Cette fois, et toujours pour employer un inévitable vocabulaire anthropomorphique, Dieu ne se laisse pas fléchir. Au contraire: il assigne à Moise une nouvelle ligne à ne pas franchir, et cela par la formule: « C’en est assez pour toi (rav- lakh) ». Cette formule, Moïse la connaît bien puisque lui même en a usé face à Korah ’et à ses affidés (Nb, 16, 7). Moise doit comprendre et doit admettre que les attributs divins ne se sollicitent pas de cette façon: à usage  personnel, privativement. Moïse ne le savait –il pas? Une autre hypothèse est envisageable.

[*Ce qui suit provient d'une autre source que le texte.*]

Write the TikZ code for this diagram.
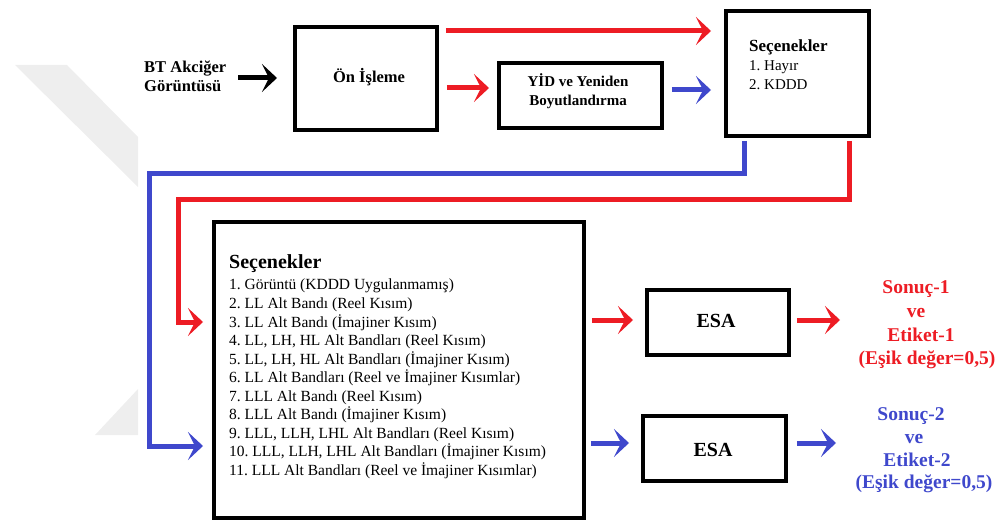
\documentclass[tikz,border=0pt]{standalone}
\usepackage{fontspec}
\setmainfont{Liberation Serif}
\usetikzlibrary{arrows.meta}
\definecolor{flowred}{RGB}{237,28,36}
\definecolor{flowblue}{RGB}{63,72,204}
\definecolor{markgray}{RGB}{238,238,238}
\frenchspacing
\begin{document}
\begin{tikzpicture}[x=1pt,y=-1pt,
  box/.style={draw=black,line width=3.8pt,inner sep=0pt,anchor=north west},
  flow/.style={line width=5pt,-{Stealth[length=15pt,width=28pt,inset=7pt]}},
  redflow/.style={flow,draw=flowred},
  blueflow/.style={flow,draw=flowblue},
  blackflow/.style={flow,draw=black},
  label/.style={inner sep=0pt,anchor=base},
  leftlabel/.style={inner sep=0pt,anchor=base west},
  bigfont/.style={font=\fontsize{20}{24}\selectfont\bfseries},
  resfont/.style={font=\fontsize{19.5}{23}\selectfont\bfseries},
  itemfont/.style={font=\fontsize{15.5}{18.5}\selectfont}]
\useasboundingbox (0,0) rectangle (998,521);

% faint background mark
\fill[markgray] (15,65) -- (67,65) -- (138,137) -- (138,187) -- cycle;
\fill[markgray] (95,435) -- (138,389) -- (138,435) -- cycle;

% input text
\node[leftlabel,font=\fontsize{16.5}{19}\selectfont\bfseries] (bt1) at (144,73) {BT Akciğer};
\node[leftlabel,font=\fontsize{16.5}{19}\selectfont\bfseries] (bt2) at (144,92) {Görüntüsü};

% processing boxes
\node[box,minimum width=142pt,minimum height=103pt] (pre) at (293,25) {};
\node[label,font=\fontsize{16.5}{20}\selectfont\bfseries] (pretxt) at (369,83) {Ön İşleme};

\node[box,minimum width=163pt,minimum height=65pt] (yid) at (497,61) {};
\node[label,font=\fontsize{15}{19}\selectfont\bfseries] (yid1) at (578,87) {YİD ve Yeniden};
\node[label,font=\fontsize{15}{19}\selectfont\bfseries] (yid2) at (578,106) {Boyutlandırma};

\node[box,minimum width=143pt,minimum height=125pt] (opt) at (724,9) {};
\node[leftlabel,font=\fontsize{17}{19}\selectfont\bfseries] (opt0) at (749,52) {Seçenekler};
\node[leftlabel,font=\fontsize{15}{19}\selectfont] (opt1) at (749,71) {1. Hayır};
\node[leftlabel,font=\fontsize{15}{19}\selectfont] (opt2) at (749,90) {2. KDDD};

% option list box
\node[box,minimum width=370pt,minimum height=296pt] (big) at (212,220) {};
\node[leftlabel,bigfont] (bigtitle) at (229,269) {Seçenekler};
\foreach \t [count=\i from 0] in {%
  {1. Görüntü (KDDD Uygulanmamış)},
  {2. LL Alt Bandı (Reel Kısım)},
  {3. LL Alt Bandı (İmajiner Kısım)},
  {4. LL, LH, HL Alt Bandları (Reel Kısım)},
  {5. LL, LH, HL Alt Bandları (İmajiner Kısım)},
  {6. LL Alt Bandları (Reel ve İmajiner Kısımlar)},
  {7. LLL Alt Bandı (Reel Kısım)},
  {8. LLL Alt Bandı (İmajiner Kısım)},
  {9. LLL, LLH, LHL Alt Bandları (Reel Kısım)},
  {10. LLL, LLH, LHL Alt Bandları (İmajiner Kısım)},
  {11. LLL Alt Bandları (Reel ve İmajiner Kısımlar)}}
  \node[leftlabel,itemfont] (item\i) at (229,{290+18.5*\i}) {\t};

% classifiers
\node[box,minimum width=142pt,minimum height=65pt] (esa1) at (645,288) {};
\node[label,bigfont] (esa1txt) at (716,327) {ESA};
\node[box,minimum width=143pt,minimum height=65pt] (esa2) at (641,414) {};
\node[label,bigfont] (esa2txt) at (713,456) {ESA};

% results
\node[label,resfont,text=flowred] (r1a) at (916,294) {Sonuç-1};
\node[label,resfont,text=flowred] (r1b) at (916,317.5) {ve};
\node[label,resfont,text=flowred] (r1c) at (921,341) {Etiket-1};
\node[label,resfont,text=flowred] (r1d) at (927,364.5) {(Eşik değer=0,5)};
\node[label,resfont,text=flowblue] (r2a) at (911,420) {Sonuç-2};
\node[label,resfont,text=flowblue] (r2b) at (914,443) {ve};
\node[label,resfont,text=flowblue] (r2c) at (917,466) {Etiket-2};
\node[label,resfont,text=flowblue] (r2d) at (924,488) {(Eşik değer=0,5)};

% connectors
\draw[blackflow] (bt1.east |- 0,78) ++(12,0) -- ([xshift=-16pt]pre.west |- 0,78);
\draw[redflow] ([xshift=7pt]pre.east |- 0,31) -- ([xshift=-13pt]opt.west |- 0,31);
\draw[redflow] ([xshift=8pt]pre.east |- 0,88) -- ([xshift=-8pt]yid.west |- 0,88);
\draw[blueflow] ([xshift=8pt]yid.east |- 0,90) -- ([xshift=-13pt]opt.west |- 0,90);

\draw[blueflow] ([xshift=20pt,yshift=-3pt]opt.south west) |- (149,174) |- ([xshift=-9pt]big.west |- 0,446);
\draw[redflow] ([xshift=-21pt,yshift=-3pt]opt.south east) |- (178,200) |- ([xshift=-9pt]big.west |- 0,322);

\draw[redflow] ([xshift=6pt]big.east |- 0,320) -- ([xshift=-12pt]esa1.west |- 0,320);
\draw[redflow] ([xshift=6pt]esa1.east |- 0,320) -- (840,320);
\draw[blueflow] ([xshift=5pt]big.east |- 0,443) -- ([xshift=-12pt]esa2.west |- 0,443);
\draw[blueflow] ([xshift=9pt]esa2.east |- 0,443) -- (836,443);
\end{tikzpicture}
\end{document}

Tout se passe comme si Moïse avait sollicité une troisième révélation qui eût outrepassé la seconde: celle des 13 attributs, pour en révéler de nouveaux. Par ce «  rav- lakh » tout se passe comme si Dieu avait signifié à Moïse qu’il n’y avait pas de révélation supplémentaire en réserve  et qu’il fallait savoir user des 13 attributs de miséricorde, en eux même suffisants, à bon escient. Moïse avait sollicité la grâce divine. Dieu a estimé en ce cas que cette sollicitation n’avait pas d’objet. Moïse devait se le tenir pour dit. Dieu l’invite toutefois à monter à une tout autre hauteur que celle de ses propres états d’âme. Son corps demeurera en deçà du Jourdain. Mais son exemple le traversera pour ne plus jamais quitter l’esprit du peuple qu’il avait conduit durant de si longues années, avec une grâce inépuisable, elle aussi.